In TiDB v5.4.0 and later versions, when backup tasks are performed on the cluster under a heavy workload, why does the speed of backup tasks become slow?

Starting from TiDB v5.4.0, BR introduces the auto-tune feature for backup tasks. For clusters in v5.4.0 or later versions, this feature is enabled by default. When the cluster workload is heavy, the feature limits the resources used by backup tasks to reduce the impact on the online cluster. For more information, refer to Backup Auto-Tune.

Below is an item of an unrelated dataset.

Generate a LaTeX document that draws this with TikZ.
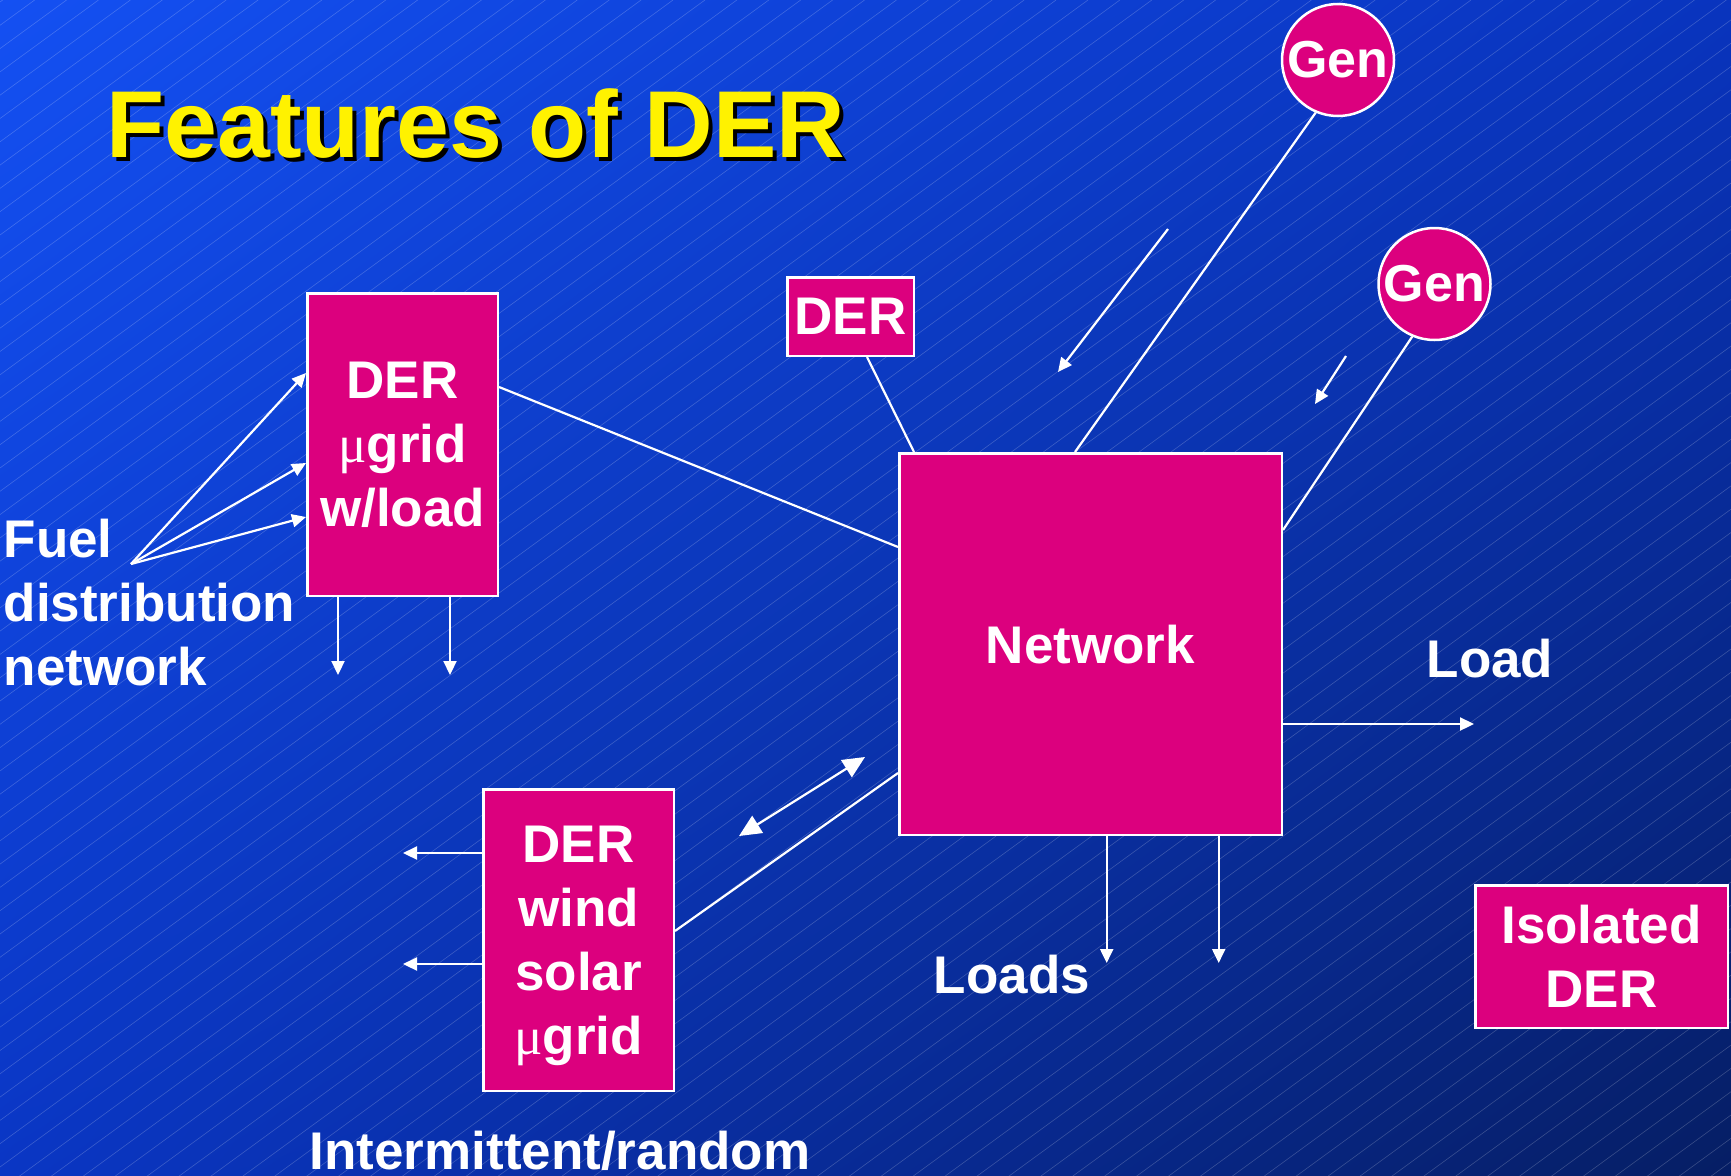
\documentclass[tikz,border=0pt]{standalone}
\usepackage{fontspec}
\setmainfont{Liberation Sans}
\newfontfamily\mufont{Liberation Serif}
\usetikzlibrary{arrows.meta,shadings}
\definecolor{mag}{RGB}{220,0,126}
\definecolor{bgUL}{RGB}{20,80,242}
\definecolor{bgUR}{RGB}{9,52,190}
\definecolor{bgLL}{RGB}{10,54,196}
\definecolor{bgLR}{RGB}{6,30,100}
\newcommand{\bodyfont}{\bfseries\fontsize{53}{64}\selectfont}
\newcommand{\genfont}{\bfseries\fontsize{52}{62}\selectfont}
\newcommand{\titlefont}{\bfseries\fontsize{95}{114}\selectfont}
\newcommand{\mug}{{\mufont\mdseries μ}grid}
\begin{document}
\begin{tikzpicture}[x=1pt,y=-1pt,
  derbox/.style={draw=white, line width=2.5pt, fill=mag, inner sep=0pt, text=white, font=\bodyfont, align=center, text depth=0pt},
  gencirc/.style={circle, draw=white, line width=2.5pt, fill=mag, inner sep=0pt, minimum size=112pt, text=white, font=\genfont},
  connline/.style={draw=white, line width=2.2pt},
  arrowline/.style={connline, -{Triangle[length=14pt,width=13pt]}},
  bigarrow/.style={connline, {Triangle[length=22pt,width=20pt]}-{Triangle[length=22pt,width=20pt]}},
  lbl/.style={text=white, font=\bodyfont, inner sep=0pt, anchor=base},
  titlelbl/.style={font=\titlefont, inner sep=0pt, anchor=base},
  stripe/.style={white, opacity=0.2, line width=0.6pt}]
\useasboundingbox (0,0) rectangle (1731,1175);
% background
\begin{scope}
\clip (0,0) rectangle (1731,1175);
\shade[upper left=bgUL, upper right=bgUR, lower left=bgLL, lower right=bgLR] (0,0) rectangle (1731,1175);
\foreach \c in {2,25.3,...,2500} \draw[stripe] (0,\c) -- ({\c/0.73},0);
\end{scope}
% title
\node[titlelbl, text=black] at (480,161) {Features of DER};
\node[titlelbl, text=yellow] (title) at (476,157) {Features of DER};
% boxes
\node[derbox, minimum width=190.5pt, minimum height=302.5pt] (dermu) at (402.5,444.5) {DER\\\mug\\w/load};
\node[derbox, minimum width=190.5pt, minimum height=301.5pt] (wind) at (578.5,940) {DER\\wind\\solar\\\mug};
\node[derbox, minimum width=126.5pt, minimum height=78.5pt] (der) at (850.5,316.5) {DER};
\node[derbox, minimum width=382.5pt, minimum height=381.5pt] (net) at (1090.5,644) {Network};
\node[derbox, minimum width=252.5pt, minimum height=142.5pt] (iso) at (1601.5,956.5) {Isolated\\DER};
\node[gencirc] (gen1) at (1338,60) {Gen};
\node[gencirc] (gen2) at (1434.5,284) {Gen};
% labels
\node[lbl, anchor=south west, align=left, text depth=0pt] (fuel) at (3.5,686) {Fuel\\distribution\\network};
\node[lbl] (load) at (1490,677) {Load};
\node[lbl] (loads) at (1012,993) {Loads};
\node[lbl] (interm) at (560,1169) {Intermittent/random};
% free ends
\coordinate (fuelpt) at (131,564);
\coordinate (d1) at (338,675);
\coordinate (d2) at (450,675);
\coordinate (w1) at (403,853);
\coordinate (w2) at (403,964);
\coordinate (n1) at (1106.7,963);
\coordinate (n2) at (1218.7,963);
\coordinate (ld) at (1474,724);
\coordinate (sa1s) at (1168,229);
\coordinate (sa1e) at (1058,372);
\coordinate (sa2s) at (1346,356);
\coordinate (sa2e) at (1315,404);
\coordinate (dba) at (739,836);
\coordinate (dbb) at (865,757);
% connectors
\draw[arrowline] (fuelpt) -- (dermu.west |- 0,373);
\draw[arrowline] (fuelpt) -- (dermu.west |- 0,463);
\draw[arrowline] (fuelpt) -- (dermu.west |- 0,517);
\draw[arrowline] (dermu.south -| d1) -- (d1);
\draw[arrowline] (dermu.south -| d2) -- (d2);
\draw[connline] (dermu.east |- 0,387) -- (net.west |- 0,547);
\draw[connline] (der.south -| 867,0) -- (net.north -| 914,0);
\draw[connline] (gen1.-113) -- (net.north -| 1075,0);
\draw[connline] (gen2.-113) -- (net.east |- 0,530);
\draw[arrowline] (sa1s) -- (sa1e);
\draw[arrowline] (sa2s) -- (sa2e);
\draw[bigarrow] (dba) -- (dbb);
\draw[connline] (wind.east |- 0,931) -- (net.west |- 0,773);
\draw[arrowline] (wind.west |- w1) -- (w1);
\draw[arrowline] (wind.west |- w2) -- (w2);
\draw[arrowline] (net.south -| n1) -- (n1);
\draw[arrowline] (net.south -| n2) -- (n2);
\draw[arrowline] (net.east |- ld) -- (ld);
\end{tikzpicture}
\end{document}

TiKV supports dynamically configuring the auto-tune feature. You can enable or disable the feature by the following methods without restarting your cluster:

  • Disable auto-tune: Set the TiKV configuration item backup.enable-auto-tune to false.
  • Enable auto-tune: Set backup.enable-auto-tune to true. For clusters upgraded from v5.3.x to v5.4.0 or later versions, the auto-tune feature is disabled by default. You need to manually enable it.

To use tikv-ctl to enable or disable auto-tune, refer to Use auto-tune.

In addition, auto-tune reduces the default number of threads used by backup tasks. For details, see backup.num-threads](TiKV Configuration File | PingCAP Docs). Therefore, on the Grafana Dashboard, the speed, CPU usage, and I/O resource utilization used by backup tasks are lower than those of versions earlier than v5.4.0. Before v5.4.0, the default value of backup.num-threads was CPU * 0.75, that is, the number of threads used by backup tasks makes up 75% of the logical CPU cores. The maximum value of it was 32. Starting from v5.4.0, the default value of this configuration item is CPU * 0.5, and its maximum value is 8.

When you perform backup tasks on an offline cluster, to speed up the backup, you can modify the value of backup.num-threads to a larger number using tikv-ctl.